Dejemos de lado, no obstante, estas pequeñas objeciones que atañen, a fin de cuentas, a cuestiones más bien accesorias. Al hablar de cualquier asunto relacionado con La Manada, no podemos evitar el sentimiento de que deslizamos los pies sobre un cable de funambulista —cada paso al borde del vacío— y preguntarnos, como Silvio, qué palabras usar «sin que se haga sentimental, fuera de la vanguardia, o evidente panfleto». Todo lo dicho sobre el brutal asalto sexual que sufrió una adolescente —podría haber sido yo, nos repetimos— en aquel julio suena —ha de sonar— indefectiblemente frívolo al lado del hecho en sí. Porque cómo hablar de lo innombrable. Y no es que la violación sea una novedad en literatura. Si, por ejemplo, probásemos a quitar las violaciones de las Metamorfosis de Ovidio, este colosal texto quedaría casi reducido a la extensión de un microrrelato. Hera, Deméter, Alcmena, Leda, Europa, Dánae o Calisto. Y otras tantas. Tamar. Lucrecia. Laurencia. Isabel Crespo. Doña Ana de Ulloa. Tristana. Lolita. Eréndira. Tampoco resulta exactamente novedoso hoy contarlo desde la perspectiva de la víctima. Lisbeth Salander. Offred. Precious. Incluso existe ya un primer acercamiento literario al material de La Manada: en 2019 Jordi Casanovas montó Jauría, una sobrecogedora pieza de teatro documento cuyo texto se construía a partir de la reproducción verbatim del proceso judicial. Ahora, Mira a esa chica se suma a esta necesaria tradición de las letras universales que habla de la violencia sobre las mujeres y engrosa la lista de relatos que lo hacen conscientes de que importa tanto el qué como el cómo. Buena acróbata de las palabras, Araújo atraviesa con éxito la cuerda floja.
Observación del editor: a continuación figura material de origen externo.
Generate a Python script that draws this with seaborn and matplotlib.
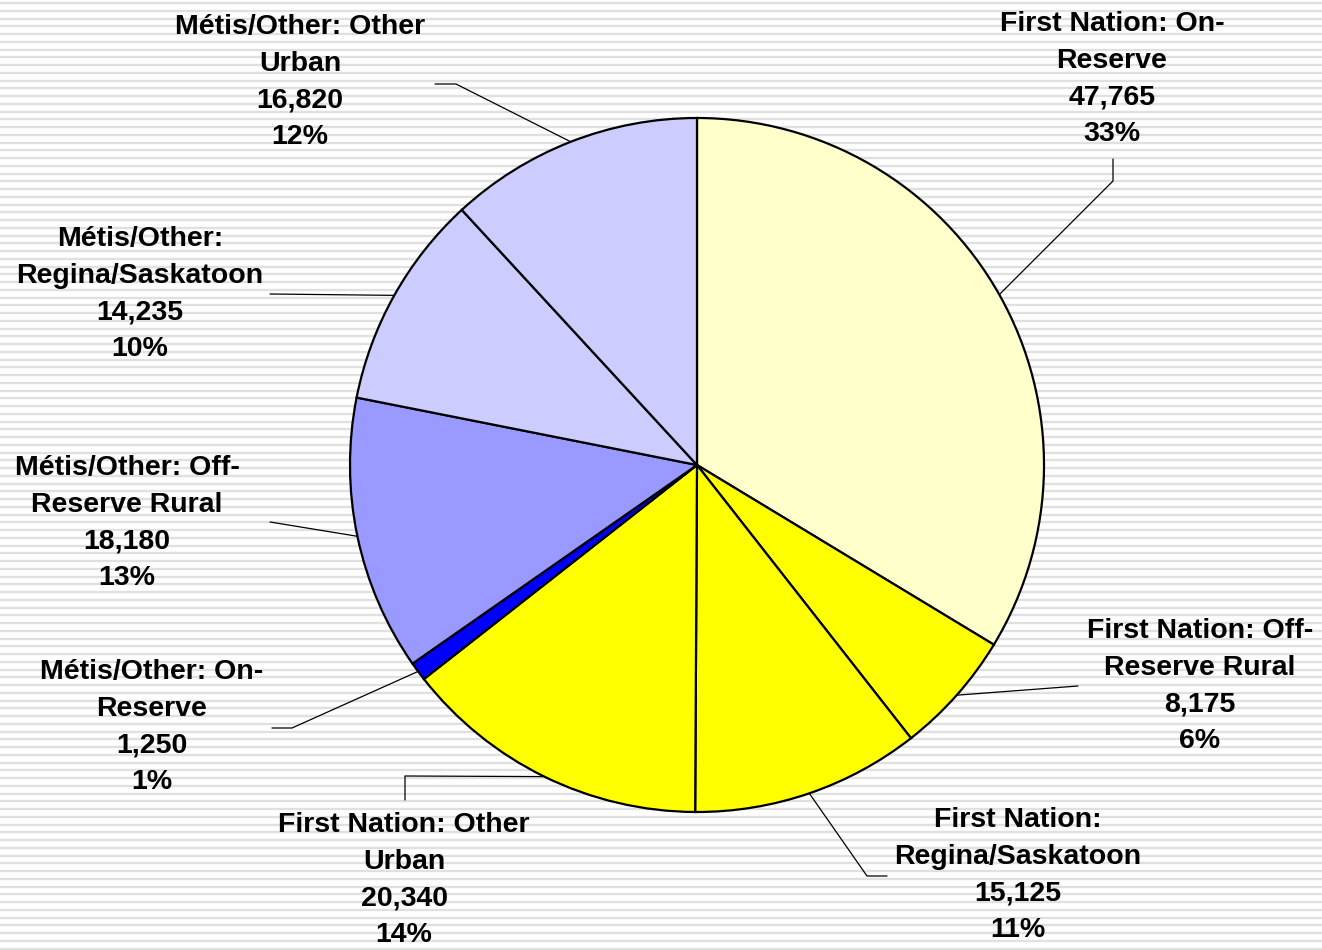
import numpy as np
import matplotlib
matplotlib.use("Agg")
import matplotlib.pyplot as plt
import seaborn as sns

# data
categories = ["First Nation: On-\nReserve",
              "First Nation: Off-\nReserve Rural",
              "First Nation:\nRegina/Saskatoon",
              "First Nation: Other\nUrban",
              "Métis/Other: On-\nReserve",
              "Métis/Other: Off-\nReserve Rural",
              "Métis/Other:\nRegina/Saskatoon",
              "Métis/Other: Other\nUrban"]
values = [47765, 8175, 15125, 20340, 1250, 18180, 14235, 16820]
pct_labels = ["33%", "6%", "11%", "14%", "1%", "13%", "10%", "12%"]
colors = ["#FFFFCC", "#FFFF00", "#FFFF00", "#FFFF00",
          "#0000FF", "#9999FF", "#CCCCFF", "#CCCCFF"]

sns.set_theme(style="white")
plt.rcParams['font.family'] = ['Liberation Sans', 'DejaVu Sans']

W, H = 1322, 950
fig = plt.figure(figsize=(13.22, 9.5), dpi=100)
ax = fig.add_axes([0, 0, 1, 1])
ax.set_xlim(0, W)
ax.set_ylim(0, H)
ax.axis("off")

# striped background
ax.hlines(H - np.arange(3, H, 7.75), 0, W, color="#e0e0e0", lw=1.7, zorder=0)

cx, cy, r = 697, H - 465, 347
wedges, _ = ax.pie(values, colors=colors, startangle=90, counterclock=False,
                   center=(cx, cy), radius=r,
                   wedgeprops=dict(edgecolor="black", linewidth=1.6))
for w in wedges:
    w.set_zorder(2)
ax.set_xlim(0, W)
ax.set_ylim(0, H)
ax.set_aspect("equal")

# label text centres and leader bends (pixel coords, y from top)
text_pos = [(1112, 79), (1200, 686), (1018, 875), (404, 880),
            (152, 727), (127, 523), (140, 294), (300, 82)]
leaders = [[(1113, 181), (1113, 159)],
           [(1078, 686)],
           [(867, 876), (887, 876)],
           [(405, 776), (405, 800)],
           [(292, 728), (272, 728)],
           [(270, 522)],
           [(270, 294)],
           [(456, 84), (435, 84)]]

for w, cat, v, p, tp, pts in zip(wedges, categories, values, pct_labels, text_pos, leaders):
    mid = np.deg2rad((w.theta1 + w.theta2) / 2)
    ex, ey = cx + r * np.cos(mid), cy + r * np.sin(mid)
    xs = [ex] + [q[0] for q in pts]
    ys = [ey] + [H - q[1] for q in pts]
    ax.plot(xs, ys, color="black", lw=0.9, zorder=1)
    ax.text(tp[0], H - tp[1], f"{cat}\n{v:,}\n{p}", ha="center", va="center",
            fontsize=20.5, fontweight="bold", linespacing=1.52, color="black",
            zorder=3)

fig.savefig("out.png", dpi=100)
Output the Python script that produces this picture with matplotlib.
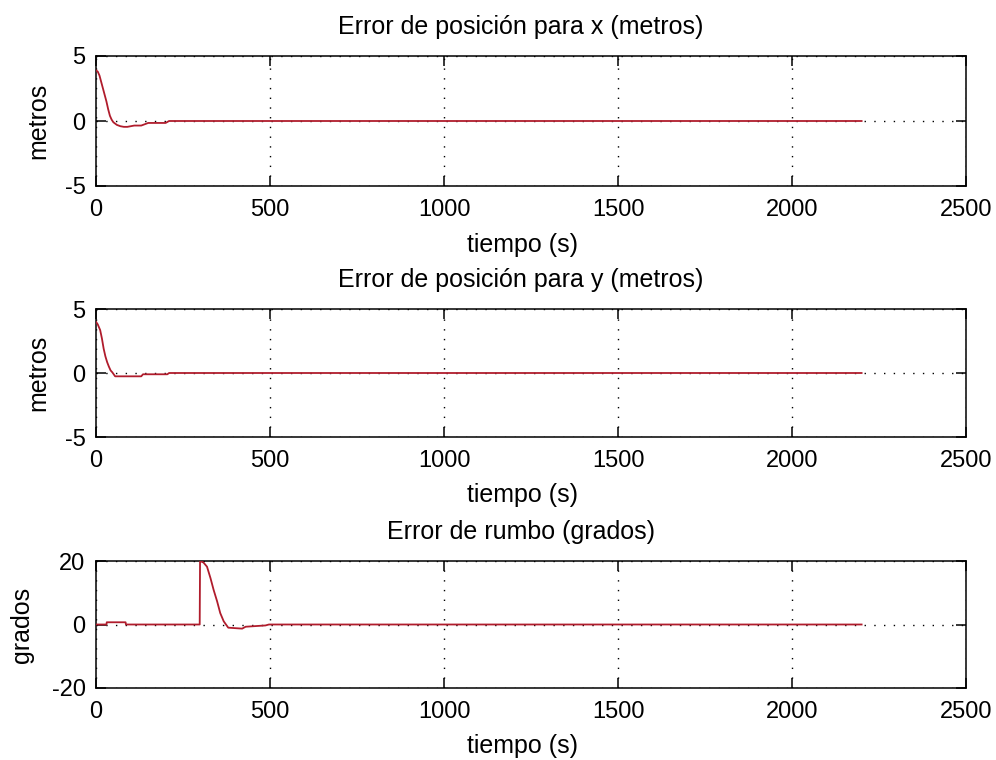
import matplotlib
matplotlib.use("Agg")
import matplotlib.pyplot as plt

plt.rcParams['font.family'] = ['Liberation Sans', 'DejaVu Sans']

# ---- data ----
t_x = [0, 5, 10, 15, 20, 25, 30, 35, 40, 45, 50, 60, 70, 80, 90, 100, 110, 130, 140, 150, 200, 210, 2200]
e_x = [3.9, 3.8, 3.5, 3.0, 2.5, 2.0, 1.5, 0.9, 0.4, 0.1, -0.1, -0.3, -0.4, -0.45, -0.45, -0.4, -0.35, -0.35, -0.25, -0.15, -0.15, 0.0, 0.0]

t_y = [0, 5, 12, 17, 22, 27, 32, 37, 42, 47, 55, 130, 135, 205, 210, 2200]
e_y = [4.0, 3.8, 3.35, 2.7, 1.9, 1.3, 0.85, 0.5, 0.2, 0.05, -0.26, -0.26, -0.1, -0.1, 0.0, 0.0]

t_r = [0, 30, 31, 85, 86, 298, 299, 309, 319, 329, 338, 348, 357, 367, 380, 420, 430, 487, 497, 2200]
e_r = [0, 0, 0.7, 0.7, 0, 0, 20, 19.5, 18.2, 14.6, 10.9, 7.3, 3.6, 1.0, -1.0, -1.3, -0.7, -0.3, 0.0, 0.0]

titles = ['Error de posición para x (metros)',
          'Error de posición para y (metros)',
          'Error de rumbo (grados)']
ylabels = ['metros', 'metros', 'grados']
xlabel = 'tiempo (s)'
xticks = [0, 500, 1000, 1500, 2000, 2500]
yticks_list = [[-5, 0, 5], [-5, 0, 5], [-20, 0, 20]]

series = [(t_x, e_x), (t_y, e_y), (t_r, e_r)]

W, H = 996, 760
fig = plt.figure(figsize=(W / 100, H / 100), dpi=100)

# axes boxes in pixels: (left, top, right, bottom)
boxes = [(96, 56, 966, 186), (96, 309, 966, 437), (96, 561, 966, 688)]
ylabel_x = [50, 50, 34]

fs_text = 18
fs_tick = 17
line_color = '#b01c2c'

for i, (box, (tt, vv)) in enumerate(zip(boxes, series)):
    l, t, r, b = box
    w = r - l
    ax = fig.add_axes([l / W, 1 - b / H, w / W, (b - t) / H])
    ax.plot(tt, vv, color=line_color, lw=1.3, zorder=3)
    ax.set_xlim(0, 2500)
    yt = yticks_list[i]
    ax.set_ylim(yt[0], yt[-1])
    ax.set_xticks(xticks)
    ax.set_yticks(yt)
    ax.set_xticklabels([str(v) for v in xticks])
    ax.set_yticklabels([str(v) for v in yt])
    ax.grid(True, color='black', linestyle=(0, (1, 6)), lw=1.0)
    ax.tick_params(direction='in', length=7, width=1.1, top=True, right=True,
                   labelsize=fs_tick)
    ax.tick_params(axis='x', pad=9.5)
    ax.tick_params(axis='y', pad=7.5)
    for s in ax.spines.values():
        s.set_linewidth(1.1)
    ax.set_title(titles[i], fontsize=fs_text, pad=15.5, x=0.488)
    ax.set_ylabel(ylabels[i], fontsize=fs_text)
    ax.yaxis.set_label_coords((ylabel_x[i] - l) / w, 0.5)
    ax.set_xlabel(xlabel, fontsize=fs_text, labelpad=6)
    ax.xaxis.set_label_coords(0.49, -0.36)

fig.savefig('out.png', dpi=100)
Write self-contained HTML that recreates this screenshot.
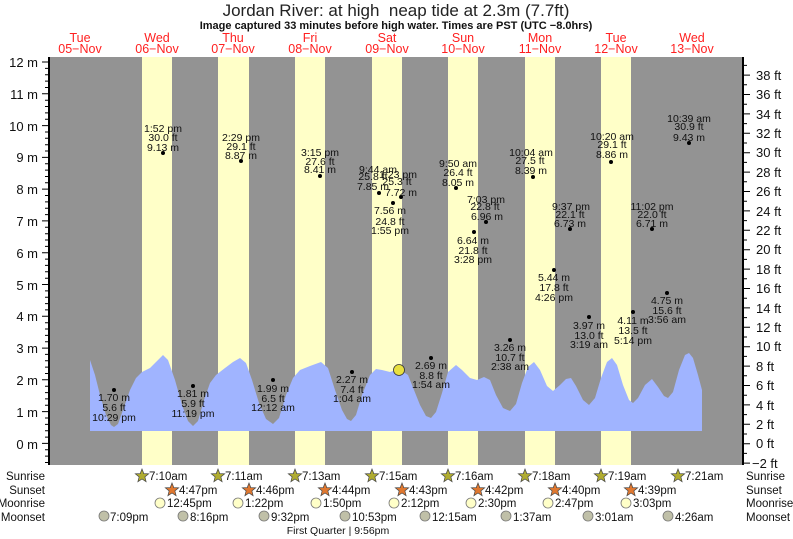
<!DOCTYPE html>
<html><head><meta charset="utf-8"><style>
html,body{margin:0;padding:0;background:#fff;}
svg{display:block;font-family:"Liberation Sans",sans-serif;}
.d{font-size:10.5px;fill:#111;text-anchor:middle;}
.t{font-size:13px;fill:#111;}
.r{font-size:11.5px;fill:#111;}
.day{font-size:12.5px;fill:#ff2020;text-anchor:middle;}
</style></head><body>
<svg width="793" height="539" viewBox="0 0 793 539">
<text x="396" y="16" text-anchor="middle" font-size="17" fill="#222">Jordan River: at high&#160; neap tide at 2.3m (7.7ft)</text>
<text x="396" y="29" text-anchor="middle" font-size="11" font-weight="bold" fill="#111">Image captured 33 minutes before high water. Times are PST (UTC −8.0hrs)</text>
<g class="day">
<text x="80" y="42">Tue</text><text x="80" y="53">05−Nov</text>
<text x="157" y="42">Wed</text><text x="157" y="53">06−Nov</text>
<text x="233" y="42">Thu</text><text x="233" y="53">07−Nov</text>
<text x="310" y="42">Fri</text><text x="310" y="53">08−Nov</text>
<text x="387" y="42">Sat</text><text x="387" y="53">09−Nov</text>
<text x="463" y="42">Sun</text><text x="463" y="53">10−Nov</text>
<text x="540" y="42">Mon</text><text x="540" y="53">11−Nov</text>
<text x="616" y="42">Tue</text><text x="616" y="53">12−Nov</text>
<text x="692" y="42">Wed</text><text x="692" y="53">13−Nov</text>
</g>
<rect x="49" y="57" width="694" height="408" fill="#939393"/>
<g fill="#ffffc8">
<rect x="142" y="57" width="30" height="408"/><rect x="218" y="57" width="31" height="408"/>
<rect x="295" y="57" width="30" height="408"/><rect x="372" y="57" width="30" height="408"/>
<rect x="448" y="57" width="30" height="408"/><rect x="525" y="57" width="30" height="408"/>
<rect x="601" y="57" width="30" height="408"/>
</g>
<polygon fill="#a0b4ff" points="90,360 95,375 100,395 106,415 111,425 114,427 118,424 123,410 130,390 136,378 142,372 150,368 156,362 163,355 168,360 175,380 182,405 188,421 193,426 198,421 204,400 210,383 216,375 225,368 233,362 240,358 246,363 252,380 259,403 266,419 273,424 279,418 286,395 293,378 300,370 310,366 321,362 328,368 335,390 342,410 347,419 351,421 356,415 362,395 370,375 376,369 382,370 390,372 396,370 402,371 408,375 414,390 420,405 426,416 431,418 436,412 442,393 448,372 456,365 462,370 470,378 477,380 484,377 490,380 496,395 503,408 510,411 516,404 522,383 528,367 534,362 540,370 547,386 553,391 560,385 566,379 571,378 576,386 583,400 589,405 595,398 601,378 607,362 612,358 617,365 623,385 629,400 633,403 638,398 645,385 652,379 658,387 664,396 668,398 673,392 679,370 685,355 689,353 693,358 698,375 702,390 702,431 90,431"/>
<line x1="49" y1="57" x2="49" y2="465" stroke="#000" stroke-width="2"/>
<line x1="743" y1="57" x2="743" y2="465" stroke="#000" stroke-width="2"/>
<g stroke="#000" stroke-width="1">
<path d="M42,62H49M42,93.8H49M42,125.6H49M42,157.4H49M42,189.1H49M42,220.9H49M42,252.7H49M42,284.5H49M42,316.3H49M42,348.1H49M42,379.8H49M42,411.6H49M42,443.4H49"/>
<path d="M45,68.4H49M45,74.7H49M45,81.1H49M45,87.5H49M45,100.2H49M45,106.5H49M45,112.9H49M45,119.2H49M45,132H49M45,138.3H49M45,144.7H49M45,151H49M45,163.7H49M45,170.1H49M45,176.5H49M45,182.8H49M45,195.5H49M45,201.9H49M45,208.2H49M45,214.6H49M45,227.3H49M45,233.7H49M45,240H49M45,246.4H49M45,259.1H49M45,265.4H49M45,271.8H49M45,278.2H49M45,290.9H49M45,297.2H49M45,303.6H49M45,309.9H49M45,322.7H49M45,329H49M45,335.4H49M45,341.7H49M45,354.4H49M45,360.8H49M45,367.1H49M45,373.5H49M45,386.2H49M45,392.6H49M45,398.9H49M45,405.3H49M45,418H49M45,424.4H49M45,430.7H49M45,437.1H49M45,449.8H49M45,456.1H49M45,462.5H49"/>
</g>
<g class="t" text-anchor="end">
<text x="38" y="67">12 m</text><text x="38" y="99">11 m</text><text x="38" y="131">10 m</text><text x="38" y="162">9 m</text><text x="38" y="194">8 m</text><text x="38" y="226">7 m</text><text x="38" y="258">6 m</text><text x="38" y="290">5 m</text><text x="38" y="321">4 m</text><text x="38" y="353">3 m</text><text x="38" y="385">2 m</text><text x="38" y="417">1 m</text><text x="38" y="449">0 m</text>
</g>
<g stroke="#000">
<path d="M743,75.1H750M743,94.5H750M743,113.9H750M743,133.3H750M743,152.7H750M743,172.1H750M743,191.5H750M743,210.9H750M743,230.3H750M743,249.7H750M743,269.1H750M743,288.5H750M743,307.9H750M743,327.3H750M743,346.7H750M743,366.1H750M743,385.5H750M743,404.9H750M743,424.3H750M743,443.7H750M743,463.1H750"/>
<path d="M743,65.4H747M743,84.8H747M743,104.2H747M743,123.6H747M743,143H747M743,162.4H747M743,181.8H747M743,201.2H747M743,220.6H747M743,240H747M743,259.4H747M743,278.8H747M743,298.2H747M743,317.6H747M743,337H747M743,356.4H747M743,375.8H747M743,395.2H747M743,414.6H747M743,434H747M743,453.4H747"/>
</g>
<g class="t">
<text x="756" y="80">38 ft</text><text x="756" y="99">36 ft</text><text x="756" y="119">34 ft</text><text x="756" y="138">32 ft</text><text x="756" y="157">30 ft</text><text x="756" y="177">28 ft</text><text x="756" y="196">26 ft</text><text x="756" y="216">24 ft</text><text x="756" y="235">22 ft</text><text x="756" y="254">20 ft</text><text x="756" y="274">18 ft</text><text x="756" y="293">16 ft</text><text x="756" y="313">14 ft</text><text x="756" y="332">12 ft</text><text x="756" y="351">10 ft</text><text x="756" y="371">8 ft</text><text x="756" y="390">6 ft</text><text x="756" y="410">4 ft</text><text x="756" y="429">2 ft</text><text x="756" y="448">0 ft</text><text x="752" y="468">−2 ft</text>
</g>
<g fill="#000">
<circle cx="163" cy="153" r="2"/><circle cx="241" cy="161" r="2"/><circle cx="320" cy="176" r="2"/>
<circle cx="379" cy="193" r="2"/><circle cx="401" cy="197" r="2"/><circle cx="393" cy="203" r="2"/>
<circle cx="456" cy="188" r="2"/><circle cx="486" cy="222" r="2"/><circle cx="474" cy="232" r="2"/>
<circle cx="533" cy="177" r="2"/><circle cx="611" cy="162" r="2"/><circle cx="689" cy="143" r="2"/>
<circle cx="570" cy="229" r="2"/><circle cx="652" cy="229" r="2"/><circle cx="554" cy="270" r="2"/>
<circle cx="667" cy="293" r="2"/><circle cx="589" cy="317" r="2"/><circle cx="633" cy="312" r="2"/>
<circle cx="510" cy="340" r="2"/><circle cx="431" cy="358" r="2"/><circle cx="114" cy="390" r="2"/>
<circle cx="193" cy="386" r="2"/><circle cx="273" cy="380" r="2"/><circle cx="352" cy="372" r="2"/>
</g>
<g class="d">
<text x="163" y="132">1:52 pm</text><text x="163" y="141">30.0 ft</text><text x="163" y="151">9.13 m</text>
<text x="241" y="141">2:29 pm</text><text x="241" y="150">29.1 ft</text><text x="241" y="159">8.87 m</text>
<text x="320" y="156">3:15 pm</text><text x="320" y="165">27.6 ft</text><text x="320" y="173">8.41 m</text>
<text x="378" y="173">9:44 am</text><text x="373" y="180">25.8 ft</text><text x="373" y="190">7.85 m</text>
<text x="398" y="178">1:23 pm</text><text x="397" y="185">25.3 ft</text><text x="401" y="196">7.72 m</text>
<text x="390" y="214">7.56 m</text><text x="390" y="225">24.8 ft</text><text x="390" y="234">1:55 pm</text>
<text x="458" y="167">9:50 am</text><text x="458" y="176">26.4 ft</text><text x="458" y="186">8.05 m</text>
<text x="486" y="203">7:03 pm</text><text x="485" y="210">22.8 ft</text><text x="487" y="220">6.96 m</text>
<text x="473" y="244">6.64 m</text><text x="473" y="254">21.8 ft</text><text x="473" y="263">3:28 pm</text>
<text x="531" y="156">10:04 am</text><text x="530" y="164">27.5 ft</text><text x="531" y="174">8.39 m</text>
<text x="612" y="140">10:20 am</text><text x="612" y="148">29.1 ft</text><text x="612" y="158">8.86 m</text>
<text x="689" y="122">10:39 am</text><text x="689" y="130">30.9 ft</text><text x="689" y="141">9.43 m</text>
<text x="571" y="210">9:37 pm</text><text x="570" y="218">22.1 ft</text><text x="570" y="227">6.73 m</text>
<text x="652" y="210">11:02 pm</text><text x="652" y="218">22.0 ft</text><text x="652" y="227">6.71 m</text>
<text x="554" y="281">5.44 m</text><text x="554" y="291">17.8 ft</text><text x="554" y="301">4:26 pm</text>
<text x="667" y="304">4.75 m</text><text x="667" y="314">15.6 ft</text><text x="667" y="323">3:56 am</text>
<text x="589" y="329">3.97 m</text><text x="589" y="339">13.0 ft</text><text x="589" y="348">3:19 am</text>
<text x="633" y="324">4.11 m</text><text x="633" y="334">13.5 ft</text><text x="633" y="344">5:14 pm</text>
<text x="510" y="351">3.26 m</text><text x="510" y="361">10.7 ft</text><text x="510" y="370">2:38 am</text>
<text x="431" y="369">2.69 m</text><text x="431" y="379">8.8 ft</text><text x="431" y="388">1:54 am</text>
<text x="114" y="401">1.70 m</text><text x="114" y="411">5.6 ft</text><text x="114" y="421">10:29 pm</text>
<text x="193" y="397">1.81 m</text><text x="193" y="407">5.9 ft</text><text x="193" y="417">11:19 pm</text>
<text x="273" y="392">1.99 m</text><text x="273" y="402">6.5 ft</text><text x="273" y="411">12:12 am</text>
<text x="352" y="383">2.27 m</text><text x="352" y="393">7.4 ft</text><text x="352" y="402">1:04 am</text>
</g>
<circle cx="399" cy="370" r="5.5" fill="#e8e040" stroke="#333" stroke-width="0.8"/>
<g class="r" text-anchor="end">
<text x="45" y="480">Sunrise</text><text x="45" y="494">Sunset</text><text x="45" y="507">Moonrise</text><text x="45" y="521">Moonset</text>
</g>
<g class="r">
<text x="746" y="480">Sunrise</text><text x="746" y="494">Sunset</text><text x="746" y="507">Moonrise</text><text x="746" y="521">Moonset</text>
</g>
<defs>
<polygon id="st" points="0,-7 1.8,-2.4 6.7,-2.2 2.9,0.9 4.1,5.7 0,3 -4.1,5.7 -2.9,0.9 -6.7,-2.2 -1.8,-2.4" stroke="#444" stroke-width="0.7"/>
</defs>
<g fill="#b0ac30">
<use href="#st" x="142" y="476"/><use href="#st" x="218" y="476"/><use href="#st" x="295" y="476"/><use href="#st" x="372" y="476"/><use href="#st" x="448" y="476"/><use href="#st" x="525" y="476"/><use href="#st" x="601" y="476"/><use href="#st" x="678" y="476"/>
</g>
<g fill="#e07830">
<use href="#st" x="172" y="490"/><use href="#st" x="249" y="490"/><use href="#st" x="325" y="490"/><use href="#st" x="402" y="490"/><use href="#st" x="478" y="490"/><use href="#st" x="555" y="490"/><use href="#st" x="631" y="490"/>
</g>
<g class="r">
<text x="149" y="480">7:10am</text><text x="225" y="480">7:11am</text><text x="302" y="480">7:13am</text><text x="379" y="480">7:15am</text><text x="455" y="480">7:16am</text><text x="532" y="480">7:18am</text><text x="608" y="480">7:19am</text><text x="685" y="480">7:21am</text>
<text x="179" y="494">4:47pm</text><text x="256" y="494">4:46pm</text><text x="332" y="494">4:44pm</text><text x="409" y="494">4:43pm</text><text x="485" y="494">4:42pm</text><text x="562" y="494">4:40pm</text><text x="638" y="494">4:39pm</text>
</g>
<g fill="#ffffc8" stroke="#777" stroke-width="0.8">
<circle cx="160" cy="503" r="5"/><circle cx="238" cy="503" r="5"/><circle cx="316" cy="503" r="5"/><circle cx="394" cy="503" r="5"/><circle cx="471" cy="503" r="5"/><circle cx="548" cy="503" r="5"/><circle cx="626" cy="503" r="5"/>
</g>
<g fill="#c0c0a8" stroke="#777" stroke-width="0.8">
<circle cx="104" cy="516" r="5"/><circle cx="183" cy="516" r="5"/><circle cx="264" cy="516" r="5"/><circle cx="345" cy="516" r="5"/><circle cx="425" cy="516" r="5"/><circle cx="506" cy="516" r="5"/><circle cx="588" cy="516" r="5"/><circle cx="668" cy="516" r="5"/>
</g>
<g class="r">
<text x="167" y="507">12:45pm</text><text x="245" y="507">1:22pm</text><text x="323" y="507">1:50pm</text><text x="401" y="507">2:12pm</text><text x="478" y="507">2:30pm</text><text x="555" y="507">2:47pm</text><text x="633" y="507">3:03pm</text>
<text x="110" y="521">7:09pm</text><text x="190" y="521">8:16pm</text><text x="271" y="521">9:32pm</text><text x="352" y="521">10:53pm</text><text x="432" y="521">12:15am</text><text x="513" y="521">1:37am</text><text x="595" y="521">3:01am</text><text x="675" y="521">4:26am</text>
</g>
<text x="338" y="534" text-anchor="middle" font-size="10.5" fill="#111">First Quarter | 9:56pm</text>
</svg>
</body></html>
Publicada apenas dos meses después de la aprobación de la ley del solo sí es sí, se trata de una novela que, en términos de mercadotecnia, ha sabido aterrizar muy a tiempo. De las obras que nacen con el don de la oportunidad suele recelar una y, prejuiciosa como es, sospechar de sus méritos literarios. Sería injusto hacerlo en este caso: más allá del tema que aborda, Mira a esa chica tiene las virtudes necesarias para ganarse con derecho propio el valioso tiempo del lector que la tome en sus manos. La ficción plasma con acierto ese cosmos aparte en que consiste ser adolescente, la difícil tarea de hacerse hueco, crearse una identidad o sentirse deseado (y, aún más, comprendido). La vívida recreación de ese paraje púber junto a una prosa que se abre paso con indudable voluntad de estilo conforman aval de sobra para este libro. Cristina Araújo se estrena en la narrativa, en fin, con una voz que se anuncia contundente. Y esto es quizás lo que más nos gusta. Porque lo bueno de las primeras veces buenas es que, quieran o no, llegan siempre preñadas de futuros deseables. Mira a esa chica nos trae de regalo esa promesa.